The way I see it, if people expect this to be some sort of "magic bullet",
I suspect they will be disappointed. Here's one scenario I envision for
web apps: I see Open I/O as a means of abstracting the presentation layer
from the business logic. Rather than outputting raw HTML, you pass buffers
of data via an I/O-like interface to the program that formats the data.
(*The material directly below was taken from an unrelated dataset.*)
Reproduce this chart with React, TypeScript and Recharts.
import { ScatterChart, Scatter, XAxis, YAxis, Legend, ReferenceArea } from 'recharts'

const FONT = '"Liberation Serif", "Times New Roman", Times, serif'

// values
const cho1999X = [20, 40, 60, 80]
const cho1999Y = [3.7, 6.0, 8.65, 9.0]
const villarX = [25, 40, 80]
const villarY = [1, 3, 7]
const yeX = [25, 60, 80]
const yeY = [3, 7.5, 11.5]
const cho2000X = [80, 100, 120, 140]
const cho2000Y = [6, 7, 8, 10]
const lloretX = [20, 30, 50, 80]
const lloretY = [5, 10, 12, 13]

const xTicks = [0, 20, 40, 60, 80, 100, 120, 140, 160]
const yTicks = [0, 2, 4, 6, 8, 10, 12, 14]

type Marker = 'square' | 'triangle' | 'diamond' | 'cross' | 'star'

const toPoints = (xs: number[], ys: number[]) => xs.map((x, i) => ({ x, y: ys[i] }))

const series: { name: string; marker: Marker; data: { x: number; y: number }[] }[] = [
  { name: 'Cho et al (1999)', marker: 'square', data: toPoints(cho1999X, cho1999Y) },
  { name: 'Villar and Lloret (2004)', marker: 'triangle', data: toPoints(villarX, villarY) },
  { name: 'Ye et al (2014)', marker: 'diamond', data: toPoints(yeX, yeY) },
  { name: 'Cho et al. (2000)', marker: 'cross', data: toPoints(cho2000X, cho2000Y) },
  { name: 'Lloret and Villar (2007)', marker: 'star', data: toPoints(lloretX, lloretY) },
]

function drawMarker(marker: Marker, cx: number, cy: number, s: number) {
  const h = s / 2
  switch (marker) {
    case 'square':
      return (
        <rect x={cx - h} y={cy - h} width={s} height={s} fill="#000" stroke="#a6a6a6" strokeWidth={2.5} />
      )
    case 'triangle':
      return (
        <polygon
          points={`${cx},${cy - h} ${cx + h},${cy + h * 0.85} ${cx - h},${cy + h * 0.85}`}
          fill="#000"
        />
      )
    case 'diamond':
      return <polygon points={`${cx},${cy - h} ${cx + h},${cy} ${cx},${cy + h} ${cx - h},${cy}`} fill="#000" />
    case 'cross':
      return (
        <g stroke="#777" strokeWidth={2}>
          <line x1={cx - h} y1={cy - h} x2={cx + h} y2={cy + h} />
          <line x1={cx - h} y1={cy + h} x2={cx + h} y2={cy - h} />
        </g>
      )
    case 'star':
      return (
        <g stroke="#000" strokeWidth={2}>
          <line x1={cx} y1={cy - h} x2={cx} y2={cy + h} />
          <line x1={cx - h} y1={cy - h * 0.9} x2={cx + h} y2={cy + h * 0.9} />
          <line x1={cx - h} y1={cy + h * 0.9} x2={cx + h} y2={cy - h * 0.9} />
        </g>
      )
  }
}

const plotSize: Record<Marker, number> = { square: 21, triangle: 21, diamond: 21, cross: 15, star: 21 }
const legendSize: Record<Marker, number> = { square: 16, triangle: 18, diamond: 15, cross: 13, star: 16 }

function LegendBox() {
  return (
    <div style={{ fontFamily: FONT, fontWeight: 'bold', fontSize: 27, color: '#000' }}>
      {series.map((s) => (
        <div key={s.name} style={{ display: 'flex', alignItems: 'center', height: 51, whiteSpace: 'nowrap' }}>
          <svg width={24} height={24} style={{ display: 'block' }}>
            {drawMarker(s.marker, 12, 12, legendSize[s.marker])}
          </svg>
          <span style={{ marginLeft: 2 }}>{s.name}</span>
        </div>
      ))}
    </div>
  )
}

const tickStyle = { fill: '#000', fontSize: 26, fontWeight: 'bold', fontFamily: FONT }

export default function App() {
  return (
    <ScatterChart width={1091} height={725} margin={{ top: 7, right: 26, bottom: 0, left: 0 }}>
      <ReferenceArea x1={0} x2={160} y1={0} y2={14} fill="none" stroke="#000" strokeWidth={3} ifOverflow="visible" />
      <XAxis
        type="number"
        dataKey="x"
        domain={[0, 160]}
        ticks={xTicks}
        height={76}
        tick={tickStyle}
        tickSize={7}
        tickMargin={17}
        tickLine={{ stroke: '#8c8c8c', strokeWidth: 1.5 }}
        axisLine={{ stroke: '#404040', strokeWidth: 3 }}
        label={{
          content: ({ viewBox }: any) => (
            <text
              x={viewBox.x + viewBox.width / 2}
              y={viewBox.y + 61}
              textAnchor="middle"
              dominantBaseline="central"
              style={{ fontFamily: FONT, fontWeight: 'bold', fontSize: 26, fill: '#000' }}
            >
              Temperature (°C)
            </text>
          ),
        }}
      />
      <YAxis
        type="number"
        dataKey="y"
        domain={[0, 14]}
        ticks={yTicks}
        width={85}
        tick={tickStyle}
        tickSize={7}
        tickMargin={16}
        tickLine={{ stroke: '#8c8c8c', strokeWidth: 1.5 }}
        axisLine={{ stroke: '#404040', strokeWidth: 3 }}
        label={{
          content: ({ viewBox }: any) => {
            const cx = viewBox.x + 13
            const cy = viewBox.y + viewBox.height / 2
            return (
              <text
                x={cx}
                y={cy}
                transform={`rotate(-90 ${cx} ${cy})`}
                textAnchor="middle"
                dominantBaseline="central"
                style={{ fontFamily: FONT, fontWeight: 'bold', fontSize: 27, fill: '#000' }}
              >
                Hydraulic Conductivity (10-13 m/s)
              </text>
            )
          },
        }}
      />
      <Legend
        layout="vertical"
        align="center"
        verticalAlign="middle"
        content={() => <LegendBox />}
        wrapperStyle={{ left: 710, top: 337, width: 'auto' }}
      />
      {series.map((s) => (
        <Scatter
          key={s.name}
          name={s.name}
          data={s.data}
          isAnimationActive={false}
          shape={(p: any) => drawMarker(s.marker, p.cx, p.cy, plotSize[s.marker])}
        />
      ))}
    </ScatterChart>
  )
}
This doesn't really make things any easier. It's just a different way to
structure the application.

My thoughts are still wavering back and forth on this, but I can't help
feeling this "Open I/O" is a bad direction for RPG. Look, for decades,
we've been telling people to restructure their apps to separate I/O from
business logic to prepare for new forms of UI. (You know, the old MVC
model.) This kind of thing may well encourage the embedding of user
interface logic with business logic.

Will this have any impact on the ~70% of shops that haven't even adopted
procedures? The current hype may get some of them to learn a bit more,
which would be good. Will it be enough to encourage them to embrace more
current RPG programming techniques? I suspect most of these programmers
will be doing RPG III programming until the end of their careers.